Set problem: Leave the pictures out and retype the lines from the beginning through the line with "const purpleLabel = '730eV';", both ends included.

Data extract:
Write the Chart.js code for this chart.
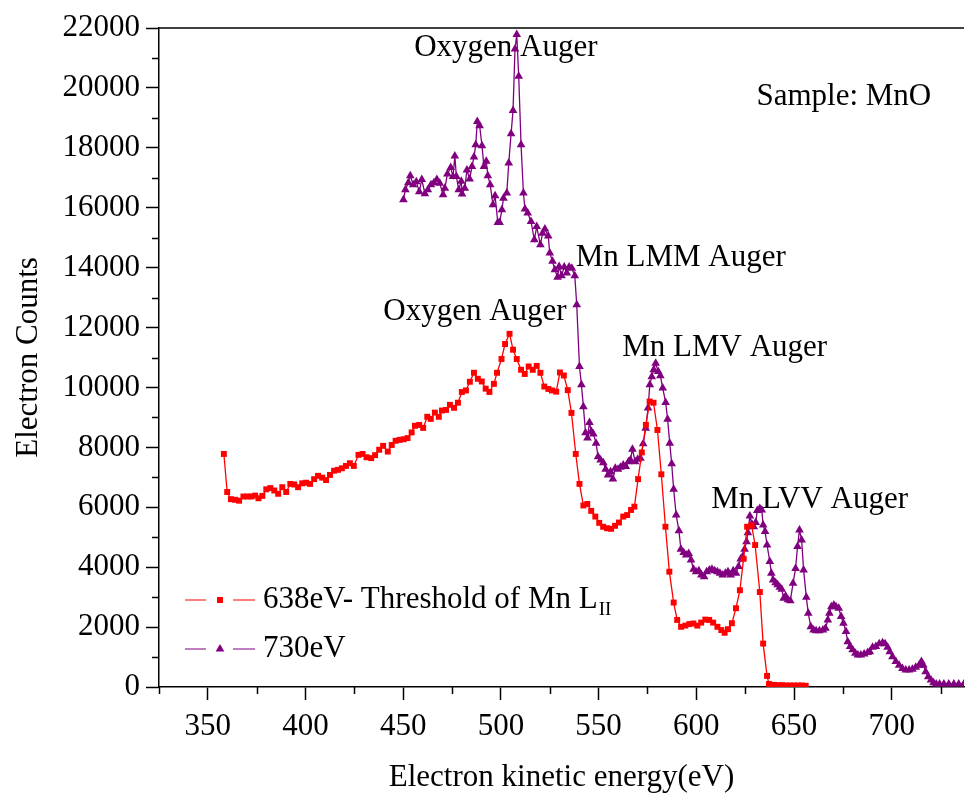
<!DOCTYPE html>
<html>
<head>
<meta charset="utf-8">
<script src="https://cdn.jsdelivr.net/npm/chart.js@4.4.1/dist/chart.umd.min.js"></script>
<style>
  html, body { margin: 0; padding: 0; background: #fff; }
  #wrap { width: 969px; height: 796px; }
</style>
</head>
<body>
<div id="wrap"><canvas id="auger" width="969" height="796"></canvas></div>
<script>
// Auger spectra of MnO at two excitation energies
const redLabel = '638eV- Threshold of Mn L';
const redSub = 'II';
const purpleLabel = '730eV';

const redX = [358.2, 359.9, 361.8, 364.0, 366.0, 368.2, 370.3, 372.3, 374.2, 375.9,
  377.9, 379.9, 382.0, 384.0, 386.0, 388.1, 390.1, 392.2, 394.2, 396.2,
  398.3, 400.3, 402.3, 404.4, 406.4, 408.5, 410.5, 412.5, 414.6, 416.6,
  418.6, 420.7, 422.7, 424.7, 427.1, 429.2, 431.2, 433.6, 435.6, 437.7,
  439.7, 442.1, 444.1, 446.1, 448.2, 450.2, 452.2, 454.3, 456.0, 458.2,
  460.2, 462.3, 464.1, 466.2, 468.2, 469.8, 471.9, 473.9, 476.0, 478.0,
  480.0, 482.1, 484.1, 486.2, 488.2, 490.2, 492.2, 494.1, 496.4, 498.0,
  500.3, 502.1, 504.4, 506.2, 508.1, 510.3, 512.2, 514.2, 516.3, 518.3,
  520.2, 522.2, 524.3, 526.1, 528.3, 530.2, 532.2, 534.2, 536.1, 538.3,
  540.2, 542.2, 544.2, 546.2, 548.3, 550.3, 552.3, 554.3, 556.4, 558.4,
  560.4, 562.6, 564.6, 566.6, 568.3, 570.2, 572.1, 574.2, 576.1, 578.1,
  580.1, 582.1, 584.2, 586.2, 588.4, 590.2, 592.2, 594.4, 596.4, 598.5,
  600.5, 602.5, 604.6, 606.6, 608.6, 610.8, 612.8, 614.5, 616.2, 618.2,
  620.3, 622.3, 624.2, 626.0, 628.3, 630.1, 632.5, 634.2, 636.2, 637.2,
  640, 642, 644, 646, 648, 650, 652, 654, 656];
const redY = [7780, 6510, 6270, 6250, 6220, 6360, 6360, 6360, 6390, 6300,
  6380, 6600, 6640, 6560, 6450, 6670, 6510, 6780, 6760, 6670,
  6800, 6820, 6780, 6940, 7050, 6990, 6910, 7080, 7220, 7250,
  7300, 7380, 7470, 7380, 7750, 7780, 7670, 7640, 7740, 7920,
  8050, 7860, 8080, 8220, 8250, 8270, 8310, 8500, 8720, 8750,
  8650, 9020, 8950, 9160, 9020, 9230, 9250, 9420, 9320, 9490,
  9850, 9900, 10190, 10490, 10290, 10200, 9960, 9850, 10120, 10490,
  10950, 11450, 11790, 11260, 10950, 10590, 10450, 10700, 10590, 10720,
  10490, 10030, 9950, 9900, 9860, 10500, 10400, 9910, 9150, 7780,
  6780, 6060, 6110, 5880, 5690, 5480, 5350, 5300, 5280, 5380,
  5490, 5690, 5740, 5910, 6020, 6940, 7830, 8750, 9530, 9490,
  8580, 7100, 5350, 3850, 2820, 2240, 2010, 2050, 2100, 2120,
  2050, 2150, 2250, 2240, 2150, 2010, 1900, 1810, 1930, 2130,
  2630, 3230, 4280, 5350, 5400, 4740, 3170, 1450, 370, 100,
  70, 60, 60, 50, 50, 50, 50, 50, 40];

const purpleX = [450.1, 451.1, 452.6, 453.6, 455.1, 456.7, 458.2, 459.5, 461.1, 462.6,
  464.2, 465.7, 467.2, 468.7, 470.4, 471.3, 472.6, 474.3, 475.5, 476.4,
  477.2, 478.4, 479.7, 480.1, 481.5, 482.6, 484.0, 485.2, 486.2, 487.1,
  487.9, 489.1, 490.3, 491.3, 492.5, 493.3, 494.5, 495.9, 497.0, 498.4,
  499.3, 500.5, 501.3, 503.0, 504.0, 505.2, 506.2, 507.2, 508.1, 509.1,
  510.3, 511.5, 512.3, 513.7, 515.4, 517.1, 518.3, 520.2, 521.3, 522.5,
  524.2, 525.0, 526.4, 527.6, 529.0, 529.8, 531.0, 532.4, 533.7, 534.9,
  536.3, 537.8, 538.8, 540.2, 541.2, 542.2, 543.3, 544.3, 545.3, 546.3,
  547.3, 548.7, 549.7, 551.0, 552.4, 553.6, 554.8, 556.1, 557.3, 558.5,
  559.9, 561.2, 562.6, 563.9, 565.3, 566.3, 567.3, 568.7, 570.0, 571.4,
  572.8, 574.1, 575.3, 576.2, 577.2, 578.2, 579.2, 580.5, 581.6, 582.8,
  584.3, 585.3, 586.4, 587.4, 588.4, 589.7, 591.1, 592.1, 593.5, 594.8,
  596.1, 597.3, 598.6, 599.9, 601.3, 602.6, 604.0, 605.3, 606.7, 608.0,
  609.4, 610.8, 612.1, 613.5, 614.9, 616.2, 617.6, 618.9, 620.3, 621.6,
  622.7, 623.7, 624.7, 625.7, 626.4, 627.4, 628.4, 629.4, 630.4, 631.2,
  632.5, 633.5, 634.2, 635.2, 636.2, 637.6, 638.4, 639.3, 640.6, 641.6,
  642.7, 643.7, 644.7, 645.7, 646.9, 648.1, 649.5, 650.8, 651.8, 652.8,
  653.9, 654.9, 656.3, 657.3, 658.6, 660.0, 661.3, 663.0, 664.8, 666.1,
  667.3, 668.1, 669.1, 670.4, 671.5, 672.9, 674.1, 675.3, 676.6, 677.5,
  678.7, 680.0, 681.4, 682.7, 684.2, 685.9, 687.7, 688.8, 690.2, 691.9,
  693.6, 695.3, 696.6, 697.9, 699.0, 700.4, 702.1, 703.8, 705.5, 707.2,
  708.9, 710.6, 712.3, 714.0, 715.2, 716.2, 717.4, 718.7, 720.1, 721.4,
  722.8, 724.5, 726.7, 729.2, 731.8, 734.3, 736.9];
const purpleY = [16270, 16600, 16830, 17070, 16770, 16870, 16530, 16940, 16470, 16600,
  16770, 16830, 16940, 16820, 16430, 16650, 17130, 17340, 17040, 17730,
  17040, 16600, 16880, 16460, 16650, 17260, 16960, 17380, 17690, 18100,
  18880, 18740, 18070, 17380, 17550, 17070, 16770, 16100, 16400, 15510,
  15510, 15930, 16320, 16490, 17490, 18470, 19250, 21300, 21780, 20390,
  18100, 16490, 15960, 15820, 15540, 14930, 15370, 14760, 15150, 15290,
  15060, 14490, 14210, 13930, 13680, 14040, 13730, 14020, 13820, 14020,
  13980, 13730, 12760, 10700, 10090, 9360, 8490, 8310, 8830, 8530,
  8450, 8140, 7690, 7580, 7490, 7270, 7080, 7190, 6940, 7300,
  7270, 7340, 7410, 7360, 7520, 7580, 7940, 7520, 7600, 7640,
  8120, 8640, 9310, 10090, 10360, 10590, 10810, 10530, 10390, 9980,
  9500, 8940, 8140, 7450, 6600, 5740, 5220, 4600, 4490, 4410,
  4460, 4240, 3930, 3850, 3880, 3740, 3680, 3850, 3910, 3930,
  3880, 3850, 3800, 3740, 3800, 3850, 3740, 3880, 3800, 4020,
  4270, 4350, 4600, 4850, 5150, 5710, 5440, 5350, 5490, 5890,
  5960, 5910, 5410, 5190, 4740, 4190, 3800, 3570, 3480, 3410,
  3330, 3260, 2960, 3040, 2910, 2880, 3460, 3960, 4690, 5240,
  4910, 3910, 3000, 2460, 2010, 1900, 1880, 1880, 1900, 1960,
  2240, 2460, 2680, 2740, 2680, 2630, 2350, 2130, 1850, 1510,
  1350, 1240, 1130, 1070, 1070, 1100, 1150, 1180, 1330, 1350,
  1440, 1480, 1440, 1330, 1180, 1010, 850, 730, 620, 570,
  570, 590, 660, 730, 850, 730, 510, 340, 230, 140,
  100, 100, 100, 100, 100, 100, 100];

// axis ranges and tick steps
const xMin = 325, xMax = 737, xMinor = 25, xMajor = 50;
const yMin = 0, yMax = 22000, yMinor = 1000, yMajor = 2000;

// peak labels, anchored in data coordinates
const noteText = ['Oxygen Auger', 'Sample: MnO', 'Mn LMM Auger', 'Oxygen Auger', 'Mn LMV Auger', 'Mn LVV Auger'];
const noteX = [502.5, 675.5, 592.0, 486.7, 614.5, 658.0];
const noteY = [21340, 19700, 14330, 12520, 11320, 6250];

const RED = '#ff0000';
const PURPLE = '#800080';
const FONT = '"Liberation Serif", "Times New Roman", serif';
const FS = 31;

function toPoints(xs, ys) {
    return xs.map((x, i) => ({ x: x, y: ys[i] }));
}

function stepTicks(min, max, step) {
    const out = [];
    for (let v = Math.ceil(min / step) * step; v <= max; v += step) out.push({ value: v });
    return out;
}

// top frame, minor ticks, peak notes and the legend
const decorations = {
    id: 'decorations',
    afterDraw(chart) {
        const ctx = chart.ctx;
        const area = chart.chartArea;
        const xs = chart.scales.x;
        const ys = chart.scales.y;
        ctx.save();
        ctx.strokeStyle = '#000';
        ctx.lineWidth = 1.5;
        ctx.beginPath();
        ctx.moveTo(area.left, area.top);
        ctx.lineTo(area.right, area.top);
        ctx.stroke();

        // minor ticks (shorter than the major ones)
        ctx.beginPath();
        for (let v = xMin; v <= xMax; v += xMinor) {
            if (v % xMajor === 0) continue;
            const px = Math.round(xs.getPixelForValue(v)) + 0.5;
            ctx.moveTo(px, area.bottom);
            ctx.lineTo(px, area.bottom + 7);
        }
        for (let v = yMin; v <= yMax; v += yMinor) {
            if (v % yMajor === 0) continue;
            const py = Math.round(ys.getPixelForValue(v)) + 0.5;
            ctx.moveTo(area.left, py);
            ctx.lineTo(area.left - 7, py);
        }
        ctx.stroke();

        ctx.fillStyle = '#000';
        ctx.font = FS + 'px ' + FONT;
        ctx.textAlign = 'center';
        ctx.textBaseline = 'middle';
        noteText.forEach((t, i) => {
            ctx.fillText(t, xs.getPixelForValue(noteX[i]), ys.getPixelForValue(noteY[i]));
        });

        // legend
        const rows = [
            { color: RED, style: 'rect', radius: 4.2, text: redLabel, sub: redSub, y: 600 },
            { color: PURPLE, style: 'triangle', radius: 5, text: purpleLabel, sub: '', y: 649 }
        ];
        rows.forEach(r => {
            ctx.strokeStyle = r.color;
            ctx.lineWidth = 1.2;
            ctx.beginPath();
            ctx.moveTo(185, r.y); ctx.lineTo(206, r.y);
            ctx.moveTo(233, r.y); ctx.lineTo(255, r.y);
            ctx.stroke();
            ctx.fillStyle = r.color;
            Chart.helpers.drawPoint(ctx, { pointStyle: r.style, radius: r.radius, borderWidth: 0 }, 220, r.y);
            ctx.fillStyle = '#000';
            ctx.textAlign = 'left';
            ctx.font = FS + 'px ' + FONT;
            ctx.fillText(r.text, 263, r.y);
            if (r.sub) {
                const w = ctx.measureText(r.text).width;
                ctx.font = '19px ' + FONT;
                ctx.fillText(r.sub, 263 + w + 1, r.y + 10);
            }
        });
        ctx.restore();
    }
};

new Chart(document.getElementById('auger'), {
    type: 'scatter',
    data: {
        datasets: [
            {
                label: redLabel + redSub,
                data: toPoints(redX, redY),
                showLine: true,
                borderColor: RED,
                backgroundColor: RED,
                borderWidth: 1.3,
                pointStyle: 'rect',
                pointRadius: 4.2,
                pointBorderWidth: 0,
                pointBackgroundColor: RED
            },
            {
                label: purpleLabel,
                data: toPoints(purpleX, purpleY),
                showLine: true,
                borderColor: PURPLE,
                backgroundColor: PURPLE,
                borderWidth: 1.3,
                pointStyle: 'triangle',
                pointRadius: 5,
                pointBorderWidth: 0,
                pointBackgroundColor: PURPLE
            }
        ]
    },
    options: {
        responsive: false,
        animation: false,
        layout: { padding: { top: 28, right: 0, left: 0, bottom: 0 } },
        plugins: {
            legend: { display: false },
            tooltip: { enabled: false }
        },
        scales: {
            x: {
                type: 'linear',
                min: xMin,
                max: xMax,
                afterBuildTicks: s => { s.ticks = stepTicks(xMin, xMax, xMinor); },
                afterFit: s => { s.height = 109; },
                ticks: {
                    autoSkip: false,
                    maxRotation: 0,
                    padding: 8,
                    color: '#000',
                    font: { family: FONT, size: FS },
                    callback: v => (v % xMajor === 0 ? v : '')
                },
                grid: {
                    drawOnChartArea: false,
                    tickLength: 13,
                    tickWidth: 1.5,
                    tickColor: c => (c.tick && c.tick.value % xMajor === 0 ? '#000' : 'rgba(0,0,0,0)')
                },
                border: { color: '#000', width: 1.5 },
                title: {
                    display: true,
                    text: 'Electron kinetic energy(eV)',
                    color: '#000',
                    font: { family: FONT, size: FS },
                    padding: { top: 0, bottom: 0 }
                }
            },
            y: {
                min: yMin,
                max: yMax,
                afterBuildTicks: s => { s.ticks = stepTicks(yMin, yMax, yMinor); },
                afterFit: s => { s.width = 159; },
                ticks: {
                    autoSkip: false,
                    padding: 6,
                    color: '#000',
                    font: { family: FONT, size: FS },
                    callback: v => (v % yMajor === 0 ? v : '')
                },
                grid: {
                    drawOnChartArea: false,
                    tickLength: 13,
                    tickWidth: 1.5,
                    tickColor: c => (c.tick && c.tick.value % yMajor === 0 ? '#000' : 'rgba(0,0,0,0)')
                },
                border: { color: '#000', width: 1.5 },
                title: {
                    display: true,
                    text: 'Electron Counts',
                    color: '#000',
                    font: { family: FONT, size: FS },
                    padding: { top: 10, bottom: 0 }
                }
            }
        }
    },
    plugins: [decorations]
});
</script>
</body>
</html>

Result for this task:
Write the Chart.js code for this chart.
<!DOCTYPE html>
<html>
<head>
<meta charset="utf-8">
<script src="https://cdn.jsdelivr.net/npm/chart.js@4.4.1/dist/chart.umd.min.js"></script>
<style>
  html, body { margin: 0; padding: 0; background: #fff; }
  #wrap { width: 969px; height: 796px; }
</style>
</head>
<body>
<div id="wrap"><canvas id="auger" width="969" height="796"></canvas></div>
<script>
// Auger spectra of MnO at two excitation energies
const redLabel = '638eV- Threshold of Mn L';
const redSub = 'II';
const purpleLabel = '730eV';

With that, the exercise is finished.